Part of a data file:
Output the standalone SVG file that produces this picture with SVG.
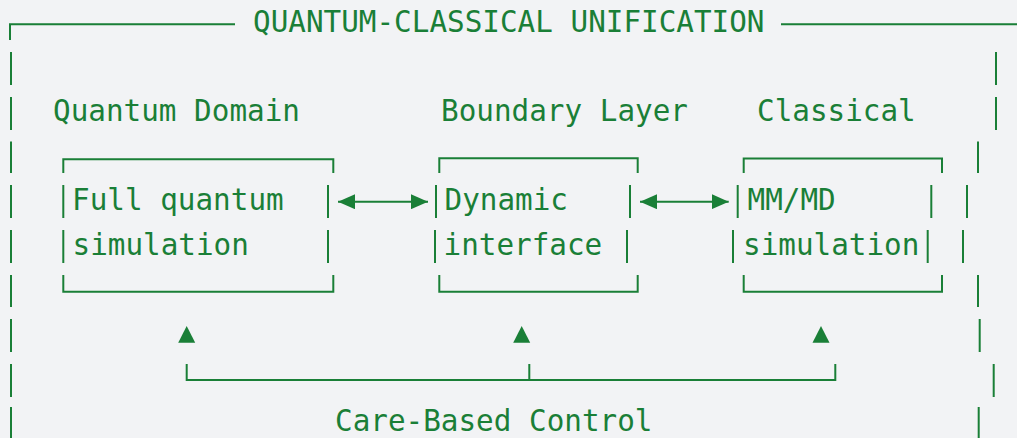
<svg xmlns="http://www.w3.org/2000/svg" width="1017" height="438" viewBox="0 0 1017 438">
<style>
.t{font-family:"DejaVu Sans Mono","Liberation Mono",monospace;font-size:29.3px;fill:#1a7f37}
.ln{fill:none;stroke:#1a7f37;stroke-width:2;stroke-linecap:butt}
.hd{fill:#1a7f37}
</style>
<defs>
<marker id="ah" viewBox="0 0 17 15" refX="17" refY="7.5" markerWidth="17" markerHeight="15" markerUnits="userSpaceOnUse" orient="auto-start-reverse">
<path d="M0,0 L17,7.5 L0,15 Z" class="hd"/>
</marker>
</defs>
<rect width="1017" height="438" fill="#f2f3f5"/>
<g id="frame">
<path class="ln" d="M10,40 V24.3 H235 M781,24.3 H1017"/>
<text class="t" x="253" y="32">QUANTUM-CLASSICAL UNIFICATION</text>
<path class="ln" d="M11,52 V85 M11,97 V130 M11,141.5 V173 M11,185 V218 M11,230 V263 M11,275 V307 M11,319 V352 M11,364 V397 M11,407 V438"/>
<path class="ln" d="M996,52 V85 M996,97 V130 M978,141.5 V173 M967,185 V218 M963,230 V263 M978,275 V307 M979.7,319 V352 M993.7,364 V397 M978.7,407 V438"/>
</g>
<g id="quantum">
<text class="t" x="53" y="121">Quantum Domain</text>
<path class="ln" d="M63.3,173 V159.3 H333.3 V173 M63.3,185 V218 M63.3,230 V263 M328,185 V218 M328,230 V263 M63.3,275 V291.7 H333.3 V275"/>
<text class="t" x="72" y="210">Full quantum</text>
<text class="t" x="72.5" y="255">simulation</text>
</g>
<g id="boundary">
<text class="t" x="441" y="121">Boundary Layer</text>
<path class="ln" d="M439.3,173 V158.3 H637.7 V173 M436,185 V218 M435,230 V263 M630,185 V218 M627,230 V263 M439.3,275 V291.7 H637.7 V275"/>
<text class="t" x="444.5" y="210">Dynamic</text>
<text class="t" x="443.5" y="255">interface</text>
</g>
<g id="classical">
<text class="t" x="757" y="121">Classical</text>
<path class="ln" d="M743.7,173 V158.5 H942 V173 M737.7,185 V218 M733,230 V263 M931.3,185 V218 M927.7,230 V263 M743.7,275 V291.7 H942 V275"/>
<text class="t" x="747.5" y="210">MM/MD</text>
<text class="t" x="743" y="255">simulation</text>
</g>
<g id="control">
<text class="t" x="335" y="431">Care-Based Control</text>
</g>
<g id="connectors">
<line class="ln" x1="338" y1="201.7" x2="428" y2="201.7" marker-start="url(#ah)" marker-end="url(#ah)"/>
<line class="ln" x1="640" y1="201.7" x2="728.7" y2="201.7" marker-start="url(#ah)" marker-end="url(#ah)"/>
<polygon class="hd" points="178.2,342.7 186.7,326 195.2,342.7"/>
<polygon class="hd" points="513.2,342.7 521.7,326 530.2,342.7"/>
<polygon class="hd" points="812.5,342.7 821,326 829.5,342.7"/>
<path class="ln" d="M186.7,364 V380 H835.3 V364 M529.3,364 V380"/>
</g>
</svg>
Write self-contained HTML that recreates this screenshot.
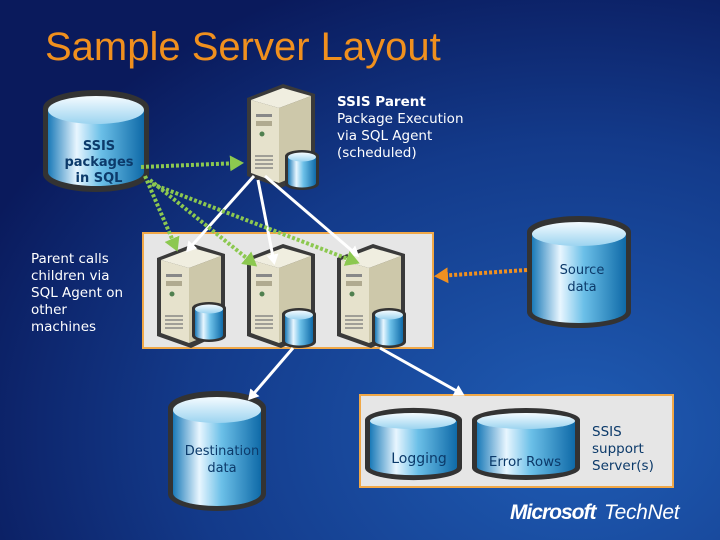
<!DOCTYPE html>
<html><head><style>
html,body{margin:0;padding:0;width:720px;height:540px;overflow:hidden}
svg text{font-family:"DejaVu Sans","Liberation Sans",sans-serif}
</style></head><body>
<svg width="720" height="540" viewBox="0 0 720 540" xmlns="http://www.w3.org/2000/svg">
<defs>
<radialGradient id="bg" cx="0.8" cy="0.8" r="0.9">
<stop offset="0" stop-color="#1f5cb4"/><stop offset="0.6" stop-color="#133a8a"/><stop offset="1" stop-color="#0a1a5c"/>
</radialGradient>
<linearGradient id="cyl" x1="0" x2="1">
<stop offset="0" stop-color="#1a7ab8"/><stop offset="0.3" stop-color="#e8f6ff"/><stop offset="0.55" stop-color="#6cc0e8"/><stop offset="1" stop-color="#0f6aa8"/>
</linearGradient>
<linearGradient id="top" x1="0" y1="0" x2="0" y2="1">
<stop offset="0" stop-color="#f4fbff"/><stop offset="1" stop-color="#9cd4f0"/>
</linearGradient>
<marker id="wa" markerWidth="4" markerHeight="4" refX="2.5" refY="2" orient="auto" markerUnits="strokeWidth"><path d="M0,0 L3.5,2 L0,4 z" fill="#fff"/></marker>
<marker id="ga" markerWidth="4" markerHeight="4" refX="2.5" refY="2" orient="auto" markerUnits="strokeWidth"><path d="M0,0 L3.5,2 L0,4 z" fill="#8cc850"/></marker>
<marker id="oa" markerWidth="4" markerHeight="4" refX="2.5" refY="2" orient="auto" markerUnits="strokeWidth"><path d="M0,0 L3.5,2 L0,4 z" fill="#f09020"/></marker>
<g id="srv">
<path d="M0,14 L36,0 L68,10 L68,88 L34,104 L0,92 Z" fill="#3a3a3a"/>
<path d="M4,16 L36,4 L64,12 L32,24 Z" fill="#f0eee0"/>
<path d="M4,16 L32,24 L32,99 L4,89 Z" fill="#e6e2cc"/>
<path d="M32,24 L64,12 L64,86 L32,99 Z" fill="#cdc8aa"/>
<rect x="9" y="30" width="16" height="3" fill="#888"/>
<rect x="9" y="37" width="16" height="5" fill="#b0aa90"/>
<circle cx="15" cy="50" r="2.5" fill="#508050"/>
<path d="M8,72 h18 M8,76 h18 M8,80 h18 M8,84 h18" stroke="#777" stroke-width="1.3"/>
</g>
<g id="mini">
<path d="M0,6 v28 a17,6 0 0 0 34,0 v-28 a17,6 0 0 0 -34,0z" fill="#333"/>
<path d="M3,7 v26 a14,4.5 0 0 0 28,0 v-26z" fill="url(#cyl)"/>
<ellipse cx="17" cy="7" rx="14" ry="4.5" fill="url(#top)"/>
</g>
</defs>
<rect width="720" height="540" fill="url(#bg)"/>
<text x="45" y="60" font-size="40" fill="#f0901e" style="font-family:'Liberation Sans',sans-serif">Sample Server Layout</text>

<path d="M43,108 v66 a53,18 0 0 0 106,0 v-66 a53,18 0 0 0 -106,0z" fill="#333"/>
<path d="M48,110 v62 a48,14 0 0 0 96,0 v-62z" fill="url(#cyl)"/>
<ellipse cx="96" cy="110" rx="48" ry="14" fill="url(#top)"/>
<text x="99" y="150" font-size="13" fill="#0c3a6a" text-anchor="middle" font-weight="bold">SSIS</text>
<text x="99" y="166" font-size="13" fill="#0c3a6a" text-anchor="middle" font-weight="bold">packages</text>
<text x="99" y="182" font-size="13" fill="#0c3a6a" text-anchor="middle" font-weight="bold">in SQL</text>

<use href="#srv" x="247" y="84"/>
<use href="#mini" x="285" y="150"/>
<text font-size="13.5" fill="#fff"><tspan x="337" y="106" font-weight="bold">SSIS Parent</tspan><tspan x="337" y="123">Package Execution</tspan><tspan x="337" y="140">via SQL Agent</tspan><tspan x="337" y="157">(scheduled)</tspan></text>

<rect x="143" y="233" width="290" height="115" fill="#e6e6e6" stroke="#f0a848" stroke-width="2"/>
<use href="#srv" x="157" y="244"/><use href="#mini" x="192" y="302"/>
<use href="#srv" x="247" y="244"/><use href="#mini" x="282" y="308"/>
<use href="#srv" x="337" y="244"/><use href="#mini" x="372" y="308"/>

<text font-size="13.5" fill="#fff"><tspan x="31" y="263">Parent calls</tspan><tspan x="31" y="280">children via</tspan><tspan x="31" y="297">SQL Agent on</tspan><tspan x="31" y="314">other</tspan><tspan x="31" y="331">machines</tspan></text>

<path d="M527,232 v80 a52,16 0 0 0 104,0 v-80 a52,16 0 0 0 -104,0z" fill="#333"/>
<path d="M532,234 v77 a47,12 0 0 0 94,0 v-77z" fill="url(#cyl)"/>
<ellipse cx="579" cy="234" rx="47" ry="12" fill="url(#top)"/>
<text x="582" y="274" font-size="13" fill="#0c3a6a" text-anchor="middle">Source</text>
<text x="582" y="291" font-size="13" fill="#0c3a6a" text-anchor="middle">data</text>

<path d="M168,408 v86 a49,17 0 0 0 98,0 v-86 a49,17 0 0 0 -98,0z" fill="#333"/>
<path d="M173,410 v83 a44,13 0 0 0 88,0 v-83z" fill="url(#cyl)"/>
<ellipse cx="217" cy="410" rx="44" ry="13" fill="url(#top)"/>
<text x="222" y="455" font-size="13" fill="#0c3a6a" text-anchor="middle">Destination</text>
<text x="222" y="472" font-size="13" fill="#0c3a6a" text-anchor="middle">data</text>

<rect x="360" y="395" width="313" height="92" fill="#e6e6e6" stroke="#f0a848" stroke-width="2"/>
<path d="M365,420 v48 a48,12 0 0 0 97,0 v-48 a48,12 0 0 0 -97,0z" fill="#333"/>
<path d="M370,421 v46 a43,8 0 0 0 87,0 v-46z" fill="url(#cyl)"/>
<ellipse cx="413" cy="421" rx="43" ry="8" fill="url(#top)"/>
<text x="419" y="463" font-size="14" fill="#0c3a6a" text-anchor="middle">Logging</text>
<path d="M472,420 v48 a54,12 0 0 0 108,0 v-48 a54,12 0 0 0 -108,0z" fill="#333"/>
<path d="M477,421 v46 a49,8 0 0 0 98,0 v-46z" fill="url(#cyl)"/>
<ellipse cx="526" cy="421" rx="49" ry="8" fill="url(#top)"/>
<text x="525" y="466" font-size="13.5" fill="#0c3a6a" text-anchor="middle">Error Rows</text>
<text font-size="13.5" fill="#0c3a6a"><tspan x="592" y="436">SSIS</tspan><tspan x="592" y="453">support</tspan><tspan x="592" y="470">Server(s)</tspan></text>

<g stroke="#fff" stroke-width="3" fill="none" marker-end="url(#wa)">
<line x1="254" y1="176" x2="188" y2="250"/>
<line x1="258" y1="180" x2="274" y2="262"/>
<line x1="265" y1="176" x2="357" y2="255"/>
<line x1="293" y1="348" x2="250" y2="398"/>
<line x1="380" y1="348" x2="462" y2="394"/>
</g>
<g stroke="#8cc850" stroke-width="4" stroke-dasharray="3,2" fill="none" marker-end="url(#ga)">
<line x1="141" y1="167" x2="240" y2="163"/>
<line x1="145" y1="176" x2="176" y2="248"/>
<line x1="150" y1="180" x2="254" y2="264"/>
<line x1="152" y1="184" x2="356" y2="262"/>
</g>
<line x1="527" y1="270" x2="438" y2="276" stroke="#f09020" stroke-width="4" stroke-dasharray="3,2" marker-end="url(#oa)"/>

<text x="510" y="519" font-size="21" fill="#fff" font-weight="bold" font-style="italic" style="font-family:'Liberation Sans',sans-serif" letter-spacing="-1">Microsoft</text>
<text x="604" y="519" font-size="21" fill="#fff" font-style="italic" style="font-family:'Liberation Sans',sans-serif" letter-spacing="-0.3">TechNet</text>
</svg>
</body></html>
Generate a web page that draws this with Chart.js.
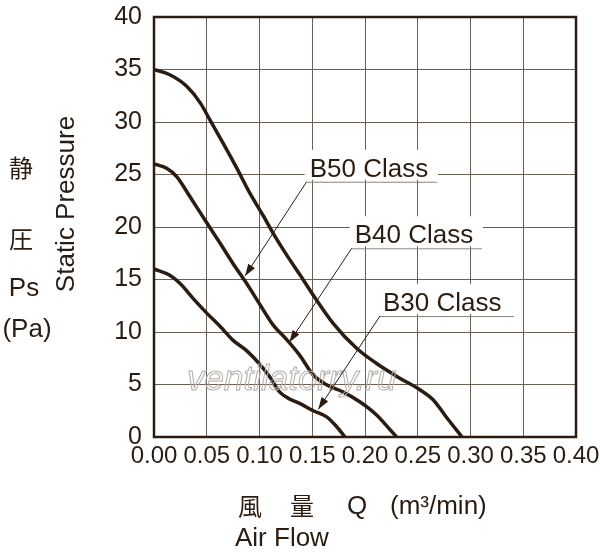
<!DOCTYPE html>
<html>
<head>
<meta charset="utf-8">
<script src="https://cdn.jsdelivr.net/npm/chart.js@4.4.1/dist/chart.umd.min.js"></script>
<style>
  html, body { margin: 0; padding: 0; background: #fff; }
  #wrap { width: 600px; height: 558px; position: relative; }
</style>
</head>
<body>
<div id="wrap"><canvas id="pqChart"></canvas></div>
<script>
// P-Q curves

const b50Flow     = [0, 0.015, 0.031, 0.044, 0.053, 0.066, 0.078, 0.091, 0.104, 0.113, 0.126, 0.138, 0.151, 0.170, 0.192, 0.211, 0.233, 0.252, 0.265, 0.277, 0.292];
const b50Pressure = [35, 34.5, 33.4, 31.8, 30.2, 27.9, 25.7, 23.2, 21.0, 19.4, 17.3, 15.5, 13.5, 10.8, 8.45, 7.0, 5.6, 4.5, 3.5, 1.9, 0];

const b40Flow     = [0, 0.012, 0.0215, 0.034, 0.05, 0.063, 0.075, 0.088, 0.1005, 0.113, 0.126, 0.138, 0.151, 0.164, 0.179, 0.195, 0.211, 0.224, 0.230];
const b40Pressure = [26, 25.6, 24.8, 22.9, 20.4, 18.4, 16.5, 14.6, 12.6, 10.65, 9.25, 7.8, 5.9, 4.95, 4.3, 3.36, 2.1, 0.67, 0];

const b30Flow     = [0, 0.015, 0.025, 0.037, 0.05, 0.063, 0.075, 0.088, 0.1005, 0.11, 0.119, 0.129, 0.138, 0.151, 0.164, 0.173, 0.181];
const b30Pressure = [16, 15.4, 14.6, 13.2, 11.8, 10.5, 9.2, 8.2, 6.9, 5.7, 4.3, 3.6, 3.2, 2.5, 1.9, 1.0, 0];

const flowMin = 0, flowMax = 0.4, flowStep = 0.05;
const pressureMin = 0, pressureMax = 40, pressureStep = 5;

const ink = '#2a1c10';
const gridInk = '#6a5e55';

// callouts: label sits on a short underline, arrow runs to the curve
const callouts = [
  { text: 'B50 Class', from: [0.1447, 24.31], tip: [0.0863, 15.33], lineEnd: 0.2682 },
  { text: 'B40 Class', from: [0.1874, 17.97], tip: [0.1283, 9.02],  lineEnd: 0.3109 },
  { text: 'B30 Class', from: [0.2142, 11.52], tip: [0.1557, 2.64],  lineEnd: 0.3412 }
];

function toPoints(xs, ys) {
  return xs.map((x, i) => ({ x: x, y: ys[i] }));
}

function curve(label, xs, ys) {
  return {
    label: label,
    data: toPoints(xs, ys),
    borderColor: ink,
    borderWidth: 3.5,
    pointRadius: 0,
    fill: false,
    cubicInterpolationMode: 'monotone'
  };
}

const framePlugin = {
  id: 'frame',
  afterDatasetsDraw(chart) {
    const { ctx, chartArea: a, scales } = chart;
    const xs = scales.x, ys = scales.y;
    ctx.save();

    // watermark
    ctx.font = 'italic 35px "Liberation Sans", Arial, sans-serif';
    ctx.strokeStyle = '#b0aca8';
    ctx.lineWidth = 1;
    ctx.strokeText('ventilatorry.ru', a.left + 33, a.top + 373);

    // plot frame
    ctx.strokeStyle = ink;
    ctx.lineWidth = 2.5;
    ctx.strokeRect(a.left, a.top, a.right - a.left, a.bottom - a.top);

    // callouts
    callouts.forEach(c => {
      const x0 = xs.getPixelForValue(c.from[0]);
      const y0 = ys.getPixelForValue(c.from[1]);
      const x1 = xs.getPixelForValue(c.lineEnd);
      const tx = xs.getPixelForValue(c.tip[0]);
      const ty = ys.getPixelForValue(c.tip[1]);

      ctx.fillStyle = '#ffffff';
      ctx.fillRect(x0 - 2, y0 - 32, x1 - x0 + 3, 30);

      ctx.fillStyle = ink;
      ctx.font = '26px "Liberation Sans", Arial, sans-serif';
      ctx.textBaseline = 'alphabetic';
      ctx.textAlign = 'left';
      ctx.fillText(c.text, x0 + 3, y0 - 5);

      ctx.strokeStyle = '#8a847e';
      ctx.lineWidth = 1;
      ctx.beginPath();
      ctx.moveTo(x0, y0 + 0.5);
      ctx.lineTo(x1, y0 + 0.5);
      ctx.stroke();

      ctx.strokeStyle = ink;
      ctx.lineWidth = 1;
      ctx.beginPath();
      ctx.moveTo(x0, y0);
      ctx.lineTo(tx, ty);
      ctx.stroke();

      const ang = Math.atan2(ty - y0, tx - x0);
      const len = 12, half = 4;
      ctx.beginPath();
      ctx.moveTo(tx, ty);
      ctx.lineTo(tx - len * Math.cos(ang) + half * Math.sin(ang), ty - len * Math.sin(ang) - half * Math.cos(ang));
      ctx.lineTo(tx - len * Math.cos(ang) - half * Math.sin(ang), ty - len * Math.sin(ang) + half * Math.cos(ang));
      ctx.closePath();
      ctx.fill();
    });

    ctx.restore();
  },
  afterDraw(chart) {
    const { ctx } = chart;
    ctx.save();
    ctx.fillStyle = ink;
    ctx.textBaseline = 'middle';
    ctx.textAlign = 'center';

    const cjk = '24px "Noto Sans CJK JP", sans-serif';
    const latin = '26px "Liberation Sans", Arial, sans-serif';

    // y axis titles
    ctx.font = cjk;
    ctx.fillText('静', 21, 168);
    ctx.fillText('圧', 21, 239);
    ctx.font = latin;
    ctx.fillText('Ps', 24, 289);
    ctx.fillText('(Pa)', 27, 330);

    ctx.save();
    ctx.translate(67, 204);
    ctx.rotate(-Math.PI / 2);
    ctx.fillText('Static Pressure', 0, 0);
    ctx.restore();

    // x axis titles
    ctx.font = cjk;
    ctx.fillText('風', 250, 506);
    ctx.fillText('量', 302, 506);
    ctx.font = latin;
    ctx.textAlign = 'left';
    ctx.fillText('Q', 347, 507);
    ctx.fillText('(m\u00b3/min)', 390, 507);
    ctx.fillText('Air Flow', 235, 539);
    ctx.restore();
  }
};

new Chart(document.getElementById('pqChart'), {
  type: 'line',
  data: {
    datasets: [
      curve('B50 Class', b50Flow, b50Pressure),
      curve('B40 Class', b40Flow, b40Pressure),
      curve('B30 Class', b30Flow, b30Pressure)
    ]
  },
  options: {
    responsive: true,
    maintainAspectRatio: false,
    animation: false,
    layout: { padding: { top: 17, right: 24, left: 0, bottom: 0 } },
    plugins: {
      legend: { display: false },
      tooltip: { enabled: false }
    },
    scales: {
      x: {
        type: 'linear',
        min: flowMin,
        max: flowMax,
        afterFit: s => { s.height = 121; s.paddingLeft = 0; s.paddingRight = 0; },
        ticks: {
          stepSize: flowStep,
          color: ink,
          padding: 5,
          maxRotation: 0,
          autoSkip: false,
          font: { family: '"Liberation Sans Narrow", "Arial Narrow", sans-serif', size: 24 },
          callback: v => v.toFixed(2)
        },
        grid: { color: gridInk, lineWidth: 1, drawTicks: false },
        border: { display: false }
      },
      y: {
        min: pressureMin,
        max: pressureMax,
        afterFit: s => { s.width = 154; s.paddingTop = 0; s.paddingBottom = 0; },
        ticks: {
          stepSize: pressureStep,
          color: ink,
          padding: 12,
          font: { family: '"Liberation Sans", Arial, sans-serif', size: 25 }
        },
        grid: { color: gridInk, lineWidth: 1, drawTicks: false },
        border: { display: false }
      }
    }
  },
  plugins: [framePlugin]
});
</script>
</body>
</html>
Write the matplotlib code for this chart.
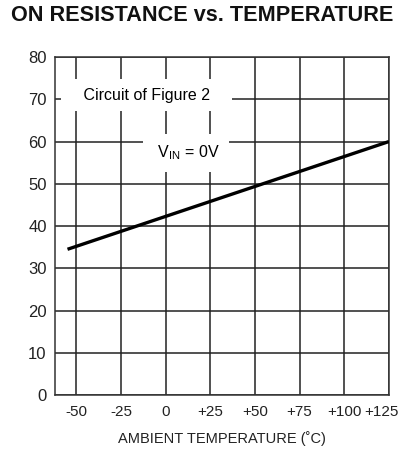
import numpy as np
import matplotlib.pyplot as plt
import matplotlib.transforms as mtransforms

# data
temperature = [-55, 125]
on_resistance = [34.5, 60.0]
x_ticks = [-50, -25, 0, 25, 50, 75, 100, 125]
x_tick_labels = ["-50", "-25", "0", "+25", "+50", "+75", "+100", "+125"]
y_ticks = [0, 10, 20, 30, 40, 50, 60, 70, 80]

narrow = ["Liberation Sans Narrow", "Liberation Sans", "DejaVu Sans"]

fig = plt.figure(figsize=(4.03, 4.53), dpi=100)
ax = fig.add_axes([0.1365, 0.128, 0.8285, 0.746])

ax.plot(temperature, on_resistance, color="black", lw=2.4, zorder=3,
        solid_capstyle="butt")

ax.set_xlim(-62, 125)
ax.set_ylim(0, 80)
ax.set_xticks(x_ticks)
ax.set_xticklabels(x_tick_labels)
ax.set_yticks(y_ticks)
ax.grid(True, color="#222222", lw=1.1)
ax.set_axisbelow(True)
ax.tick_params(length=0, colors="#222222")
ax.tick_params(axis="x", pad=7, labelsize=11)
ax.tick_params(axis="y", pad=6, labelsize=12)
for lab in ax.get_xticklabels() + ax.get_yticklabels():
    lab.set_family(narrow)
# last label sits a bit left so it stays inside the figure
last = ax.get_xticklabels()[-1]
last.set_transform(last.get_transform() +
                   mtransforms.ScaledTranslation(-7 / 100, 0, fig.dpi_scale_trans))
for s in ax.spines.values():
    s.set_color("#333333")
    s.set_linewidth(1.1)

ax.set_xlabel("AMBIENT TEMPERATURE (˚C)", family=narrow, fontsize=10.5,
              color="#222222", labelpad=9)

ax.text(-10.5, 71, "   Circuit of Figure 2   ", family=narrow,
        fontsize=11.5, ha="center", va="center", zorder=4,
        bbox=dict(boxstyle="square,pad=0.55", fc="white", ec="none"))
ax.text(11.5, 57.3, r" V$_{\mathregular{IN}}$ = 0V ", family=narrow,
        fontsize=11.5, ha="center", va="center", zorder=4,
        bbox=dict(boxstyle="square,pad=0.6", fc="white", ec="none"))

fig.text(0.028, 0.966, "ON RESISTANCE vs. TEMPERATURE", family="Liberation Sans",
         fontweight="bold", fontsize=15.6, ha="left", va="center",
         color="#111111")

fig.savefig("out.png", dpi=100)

CHALLENGE:
Give back only the lines from the one holding "Generate a web" through the one holding "// P-Q curves", both kept, exactly as written. Omit the images.

ANSWER IN FULL:
Generate a web page that draws this with Chart.js.
<!DOCTYPE html>
<html>
<head>
<meta charset="utf-8">
<script src="https://cdn.jsdelivr.net/npm/chart.js@4.4.1/dist/chart.umd.min.js"></script>
<style>
  html, body { margin: 0; padding: 0; background: #fff; }
  #wrap { width: 600px; height: 558px; position: relative; }
</style>
</head>
<body>
<div id="wrap"><canvas id="pqChart"></canvas></div>
<script>
// P-Q curves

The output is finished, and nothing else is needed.